Narrative: A spoken or written account of connected events; a story.
Representation: The description or portrayal of someone or something in a particular way or as being of a certain nature.
Audience: The people who watch or listen to a television or radio program / the readership of a book, magazine, or newspaper, depending on the type of product.
Narrative: A spoken or written account of connected events; a story.
Representation: The description or portrayal of someone or something in a particular way or as being of a certain nature.
Audience: The people who watch or listen to a television or radio program / the readership of a book, magazine, or newspaper, depending on the type of product.
Aspects of Postmodernism
- Hybridity: Distinctions between high culture and popular culture, have gone, or become blurred, eg. films with more than one genre.
- Bricolage: (a French word meaning 'jumble') this is used to refer to the process of adaptation or improvisation where aspects on one style are given quite different meanings when compared with stylistic features from another, eg. punks used bondage gear and swastikas on their clothing were eclectic as they made a big fashion statement.
- Simulation: the blurring of real and 'simulated', especially in film and reality TV or celebrity magazines. This referring to not only CGI in films like 'The Lord of the Rings' films (2001-2004), 'Avatar' (2009); or story lines of films like 'Blade Runner' (1982) and 'The Matrix' (1999) which forms the question 'Is it human or artificial?'.
- Intertextuality: is now a familiar postmodern flourish across most moving image media and Jameson specifies pastiche and parody as belonging to a similar idea. This self-reflexive awareness of itself as a text is also termed hyperconsciousness.
- Disjointed Narrative Structure: These are said to mimic the uncertainties and relativism of postmodernity in films like, Quentin Tarantino's 'Pulp Fiction' (1994) as the contemporary narrative often won't guarantee identifications with characters or the 'happy ending'. They often manage only a play with multiple, or heavily ironic, perhaps 'unfinished' or even parodic endings - 'Fight Club' (1999) and 'Atonement' (2007).
- The Erosion of History: The deliberate blurring of time in films such as 'Cock and Bull Story' (2005) or more extravagant historical events like 'Elizabeth' (1998) and 'Saving Private Ryan' (1998), Inglorious Bastards (2009), where events and characters are telescoped, merged or discarded entirely. History can be viewed nostalgically or with suspicion.
- The Active Audience: postmodern theories suggest that there is a decoding process going on among audiences who no longer use the passively media for gratification. Postmodern audiences read texts actively because they recognise the importance of the analysis of various clues or signs. At its simplest level, the audience accept or agree with the encoded meanings sent out by a text, they accept and refine parts of the text's meaning or they are aware of the dominant meaning of the text but reject it for cultural, political or personal reasons.
- Blurring of Boundaries: Boundaries between 'high' and 'low' culture has been eroded. This idea is alluring because of the democratic implications all class hierarchies have disappeared.
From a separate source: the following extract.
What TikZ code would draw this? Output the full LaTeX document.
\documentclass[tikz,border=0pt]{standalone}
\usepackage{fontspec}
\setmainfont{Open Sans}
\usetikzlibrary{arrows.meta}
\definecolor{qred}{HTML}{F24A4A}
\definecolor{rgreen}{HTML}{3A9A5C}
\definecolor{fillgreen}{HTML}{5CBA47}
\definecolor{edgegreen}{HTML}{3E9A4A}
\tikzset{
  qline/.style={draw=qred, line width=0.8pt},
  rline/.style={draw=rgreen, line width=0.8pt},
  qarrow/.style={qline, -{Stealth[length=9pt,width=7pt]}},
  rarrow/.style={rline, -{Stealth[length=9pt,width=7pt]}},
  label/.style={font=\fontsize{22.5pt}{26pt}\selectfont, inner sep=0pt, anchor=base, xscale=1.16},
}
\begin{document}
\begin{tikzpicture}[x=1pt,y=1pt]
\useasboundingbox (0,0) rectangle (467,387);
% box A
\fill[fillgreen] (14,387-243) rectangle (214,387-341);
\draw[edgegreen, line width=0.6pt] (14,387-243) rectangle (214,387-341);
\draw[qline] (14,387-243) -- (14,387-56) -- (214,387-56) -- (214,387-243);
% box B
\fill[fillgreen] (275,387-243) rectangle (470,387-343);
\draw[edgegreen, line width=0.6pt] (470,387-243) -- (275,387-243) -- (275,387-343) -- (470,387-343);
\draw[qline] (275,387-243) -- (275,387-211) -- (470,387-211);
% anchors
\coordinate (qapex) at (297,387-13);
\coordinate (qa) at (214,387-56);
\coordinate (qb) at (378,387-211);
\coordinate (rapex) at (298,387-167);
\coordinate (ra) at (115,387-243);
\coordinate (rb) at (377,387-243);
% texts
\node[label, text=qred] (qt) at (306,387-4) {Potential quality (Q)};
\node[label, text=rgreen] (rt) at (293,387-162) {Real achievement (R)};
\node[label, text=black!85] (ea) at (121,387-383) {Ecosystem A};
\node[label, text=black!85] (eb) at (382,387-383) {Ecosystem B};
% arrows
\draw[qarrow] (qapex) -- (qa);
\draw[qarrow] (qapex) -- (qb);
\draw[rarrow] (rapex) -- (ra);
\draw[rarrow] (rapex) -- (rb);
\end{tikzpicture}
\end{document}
However, paradoxically, for there to be any thrill in transgressing boundaries like those between 'high' and 'low' forms in Baz Luhrman's 'Romeo & Juliet' (1997) or 'Shakespeare in Love' (1998), those boundaries need still to have some meaning - and indeed they do, if you think of the huge industry still associated with the status and name of Shakespeare and his continuing cultural importance.
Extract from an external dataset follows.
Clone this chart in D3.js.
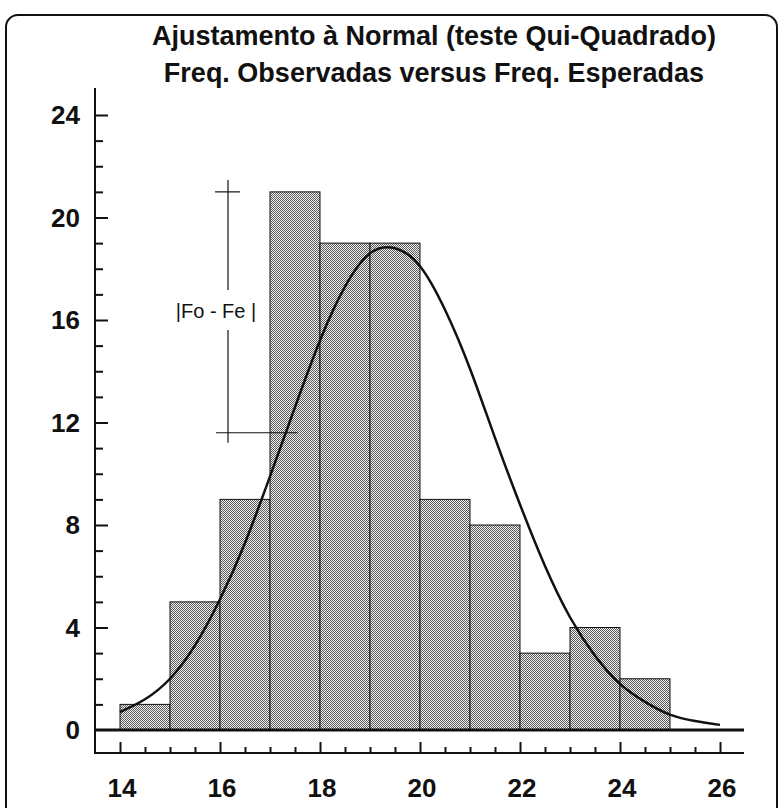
<!DOCTYPE html>
<html>
<head>
<meta charset="utf-8">
<script src="https://cdn.jsdelivr.net/npm/d3@7"></script>
<style>
  body { margin: 0; background: #fff; }
  text { font-family: "Liberation Sans", Arial, sans-serif; }
</style>
</head>
<body>
<div id="chart"></div>
<script>
// bins (lower edges) and observed frequencies
var binStarts = [14, 15, 16, 17, 18, 19, 20, 21, 22, 23, 24];
var observed = [1, 5, 9, 21, 19, 19, 9, 8, 3, 4, 2];

// expected frequency curve
var curveX = [14, 14.5, 15, 15.5, 16, 16.5, 17, 17.5, 18, 18.5, 19, 19.5, 20,
  20.5, 21, 21.5, 22, 22.5, 23, 23.5, 24, 24.5, 25, 25.5, 26];
var curveY = [0.7, 1.2, 2.0, 3.3, 5.1, 7.3, 9.9, 12.6, 15.2, 17.3, 18.6, 18.8, 18.1,
  16.4, 14.1, 11.4, 8.8, 6.4, 4.4, 2.9, 1.8, 1.1, 0.6, 0.35, 0.2];

var xTicks = [14, 16, 18, 20, 22, 24, 26];
var yTicks = [0, 4, 8, 12, 16, 20, 24];

// |Fo - Fe| marker
var markX = 16.16;
var markFo = 21;
var markFe = 11.6;

var titleLines = ["Ajustamento à Normal (teste Qui-Quadrado)",
  "Freq. Observadas versus Freq. Esperadas"];

var svgWidth = 782;
var svgHeight = 808;

var svg = d3.select("#chart")
  .append("svg")
  .attr("width", svgWidth)
  .attr("height", svgHeight);

// stipple fill for the bars
var pat = svg.append("defs").append("pattern")
  .attr("id", "stipple")
  .attr("patternUnits", "userSpaceOnUse")
  .attr("width", 2)
  .attr("height", 2);
pat.append("rect").attr("width", 2).attr("height", 2).attr("fill", "#f2f2f2");
pat.append("rect").attr("width", 1).attr("height", 1).attr("fill", "#5a5a5a");
pat.append("rect").attr("x", 1).attr("y", 1).attr("width", 1).attr("height", 1).attr("fill", "#5a5a5a");

// frame
svg.append("rect")
  .attr("x", 6).attr("y", 15)
  .attr("width", 771).attr("height", 820)
  .attr("rx", 12)
  .attr("fill", "none")
  .attr("stroke", "#111")
  .attr("stroke-width", 2);

svg.selectAll(".title")
  .data(titleLines)
  .enter()
  .append("text")
  .attr("class", "title")
  .attr("x", 434)
  .attr("y", (d, i) => 45 + i * 37)
  .attr("text-anchor", "middle")
  .attr("font-size", 27)
  .attr("font-weight", "bold")
  .attr("fill", "#111")
  .text(d => d);

var x = d3.scaleLinear().domain([14, 26]).range([120, 720]);
var y = d3.scaleLinear().domain([0, 24]).range([730, 115]);

// bars
svg.selectAll(".bar")
  .data(binStarts)
  .enter()
  .append("rect")
  .attr("class", "bar")
  .attr("x", d => x(d))
  .attr("y", (d, i) => y(observed[i]))
  .attr("width", d => x(d + 1) - x(d))
  .attr("height", (d, i) => y(0) - y(observed[i]))
  .attr("fill", "url(#stipple)")
  .attr("stroke", "#111")
  .attr("stroke-width", 1);

// expected curve
var line = d3.line()
  .x(d => x(d[0]))
  .y(d => y(d[1]))
  .curve(d3.curveNatural);

svg.append("path")
  .datum(curveX.map((v, i) => [v, curveY[i]]))
  .attr("d", line)
  .attr("fill", "none")
  .attr("stroke", "#111")
  .attr("stroke-width", 2.5);

// y axis
var leftAxis = d3.axisRight(y)
  .tickValues(d3.range(1, 25))
  .tickSize(0)
  .tickFormat("");
var yAxisG = svg.append("g").attr("transform", "translate(95,0)").call(leftAxis);
yAxisG.select(".domain").remove();
yAxisG.selectAll(".tick line")
  .attr("x2", d => d % 4 === 0 ? 13 : 8)
  .attr("stroke", "#111")
  .attr("stroke-width", 2);

svg.append("line")
  .attr("x1", 95).attr("x2", 95)
  .attr("y1", 88).attr("y2", 754)
  .attr("stroke", "#111").attr("stroke-width", 2);

svg.selectAll(".ylab")
  .data(yTicks)
  .enter()
  .append("text")
  .attr("class", "ylab")
  .attr("x", 80)
  .attr("y", d => y(d) + 9)
  .attr("text-anchor", "end")
  .attr("font-size", 26)
  .attr("font-weight", "bold")
  .attr("fill", "#111")
  .text(d => d);

// zero line
svg.append("line")
  .attr("x1", 95).attr("x2", 744)
  .attr("y1", y(0)).attr("y2", y(0))
  .attr("stroke", "#111").attr("stroke-width", 3);

// x axis (ticks pointing up)
var bottomAxis = d3.axisTop(x)
  .tickValues(d3.range(14, 26.01, 0.5))
  .tickSize(0)
  .tickFormat("");
var xAxisG = svg.append("g").attr("transform", "translate(0,753)").call(bottomAxis);
xAxisG.select(".domain").remove();
xAxisG.selectAll(".tick line")
  .attr("y2", d => d % 2 === 0 ? -11 : -6)
  .attr("stroke", "#111")
  .attr("stroke-width", 2);

svg.append("line")
  .attr("x1", 95).attr("x2", 744)
  .attr("y1", 753).attr("y2", 753)
  .attr("stroke", "#111").attr("stroke-width", 2);

svg.selectAll(".xlab")
  .data(xTicks)
  .enter()
  .append("text")
  .attr("class", "xlab")
  .attr("x", d => x(d) + 2)
  .attr("y", 797)
  .attr("text-anchor", "middle")
  .attr("font-size", 26)
  .attr("font-weight", "bold")
  .attr("fill", "#111")
  .text(d => d);

// |Fo - Fe| annotation
var mark = svg.append("g").attr("stroke", "#111").attr("stroke-width", 1.2);
mark.append("line")
  .attr("x1", x(markX)).attr("x2", x(markX))
  .attr("y1", y(markFo) - 12).attr("y2", 290);
mark.append("line")
  .attr("x1", x(markX)).attr("x2", x(markX))
  .attr("y1", 330).attr("y2", y(markFe) + 10);
mark.append("line")
  .attr("x1", x(markX) - 13).attr("x2", x(markX) + 12)
  .attr("y1", y(markFo)).attr("y2", y(markFo));
mark.append("line")
  .attr("x1", x(markX) - 12).attr("x2", x(17.55))
  .attr("y1", y(markFe)).attr("y2", y(markFe));

svg.append("text")
  .attr("x", 216)
  .attr("y", 318)
  .attr("text-anchor", "middle")
  .attr("font-size", 20)
  .attr("fill", "#111")
  .text("|Fo - Fe |");
</script>
</body>
</html>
- A Society of Spectacle: Postmodern media texts share a delight in surface style and superficiality, a delight in trivial rather than dominant forms from conversations about burgers in 'Pulp Fiction' (1994) to Lindsay Lohan or Victoria Beckham appearing in 'Ugly Betty' - and an alternative, excited, ironic tone involving scepticism about serious values.
- Atmosphere of Decay & Alienation: The 'structures of feelings' that find echoes in the music of Radiohead or Aphex Twin, the films 'Blade Runner' and 'Fight Club', the music videos and advertising of Chris Cunningham.
Lyotard - rejection of 'grand or meta-narratives', truth needs to be 'deconstructed' so we can challenge the big ideas, be sceptical of the truth.
Baudrillard - there is no longer a distinction between reality and its representing image or simulacrum (a copy of a copy of a copy etc.), hyper reality - there is only surface meaning.
Jameson - Historical viewpoint - postmodern is a development of modernism, PM works are often characterized by lack of depth, PM culture - self referentiality, irony, pastiche and parody.